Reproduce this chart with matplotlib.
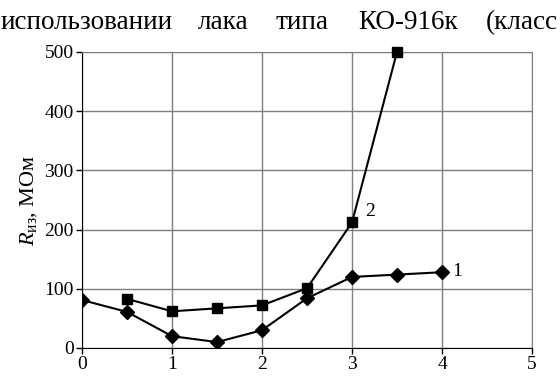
import matplotlib
matplotlib.use("Agg")
import matplotlib.pyplot as plt

plt.rcParams["font.family"] = ["Liberation Serif", "DejaVu Serif"]
plt.rcParams["mathtext.fontset"] = "custom"
plt.rcParams["mathtext.rm"] = "Liberation Serif"
plt.rcParams["mathtext.it"] = "Liberation Serif:italic"

# curve 1 (diamonds) and curve 2 (squares)
x1 = [0, 0.5, 1, 1.5, 2, 2.5, 3, 3.5, 4]
y1 = [81, 61, 20, 10, 30, 84, 120, 124, 128]
x2 = [0.5, 1, 1.5, 2, 2.5, 3, 3.5]
y2 = [83, 62, 67, 72, 101, 212, 500]

header_words = ["использовании", "лака", "типа", "КО-916к", "(класс"]
header_x = [1, 198, 276, 358, 486]

fig = plt.figure(figsize=(5.6, 3.76), dpi=100)
ax = fig.add_axes([82 / 560, 28 / 376, 450 / 560, 296 / 376])

ax.plot(x1, y1, color="black", lw=1.5, marker="D", ms=7, zorder=3)
ax.plot(x2, y2, color="black", lw=1.5, marker="s", ms=6.5, zorder=3, clip_on=False)

ax.set_xlim(0, 5)
ax.set_ylim(0, 500)
ax.set_xticks(range(0, 6))
ax.set_yticks(range(0, 501, 100))
ax.grid(True, color="#7f7f7f", lw=1)
ax.set_axisbelow(True)
for s in ["top", "right"]:
    ax.spines[s].set_color("#7f7f7f")
for s in ["left", "bottom"]:
    ax.spines[s].set_color("black")
ax.tick_params(labelsize=14, length=4, width=1, pad=2)

ax.set_ylabel(r"$R_{\mathrm{из}}$, МОм", fontsize=16, labelpad=4)

ax.text(3.2, 230, "2", fontsize=14, ha="center", va="center")
ax.text(4.17, 130, "1", fontsize=14, ha="center", va="center")

for w, xp in zip(header_words, header_x):
    fig.text(xp / 560, 1 - 29 / 376, w, fontsize=19.5, ha="left", va="baseline")

fig.savefig("out.png", dpi=100)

DO THIS:
Leave out the pictures and give the listing above again exactly.

SOLUTION TO THE PROBLEM:
Reproduce this chart with matplotlib.
import matplotlib
matplotlib.use("Agg")
import matplotlib.pyplot as plt

plt.rcParams["font.family"] = ["Liberation Serif", "DejaVu Serif"]
plt.rcParams["mathtext.fontset"] = "custom"
plt.rcParams["mathtext.rm"] = "Liberation Serif"
plt.rcParams["mathtext.it"] = "Liberation Serif:italic"

# curve 1 (diamonds) and curve 2 (squares)
x1 = [0, 0.5, 1, 1.5, 2, 2.5, 3, 3.5, 4]
y1 = [81, 61, 20, 10, 30, 84, 120, 124, 128]
x2 = [0.5, 1, 1.5, 2, 2.5, 3, 3.5]
y2 = [83, 62, 67, 72, 101, 212, 500]

header_words = ["использовании", "лака", "типа", "КО-916к", "(класс"]
header_x = [1, 198, 276, 358, 486]

fig = plt.figure(figsize=(5.6, 3.76), dpi=100)
ax = fig.add_axes([82 / 560, 28 / 376, 450 / 560, 296 / 376])

ax.plot(x1, y1, color="black", lw=1.5, marker="D", ms=7, zorder=3)
ax.plot(x2, y2, color="black", lw=1.5, marker="s", ms=6.5, zorder=3, clip_on=False)

ax.set_xlim(0, 5)
ax.set_ylim(0, 500)
ax.set_xticks(range(0, 6))
ax.set_yticks(range(0, 501, 100))
ax.grid(True, color="#7f7f7f", lw=1)
ax.set_axisbelow(True)
for s in ["top", "right"]:
    ax.spines[s].set_color("#7f7f7f")
for s in ["left", "bottom"]:
    ax.spines[s].set_color("black")
ax.tick_params(labelsize=14, length=4, width=1, pad=2)

ax.set_ylabel(r"$R_{\mathrm{из}}$, МОм", fontsize=16, labelpad=4)

ax.text(3.2, 230, "2", fontsize=14, ha="center", va="center")
ax.text(4.17, 130, "1", fontsize=14, ha="center", va="center")

for w, xp in zip(header_words, header_x):
    fig.text(xp / 560, 1 - 29 / 376, w, fontsize=19.5, ha="left", va="baseline")

fig.savefig("out.png", dpi=100)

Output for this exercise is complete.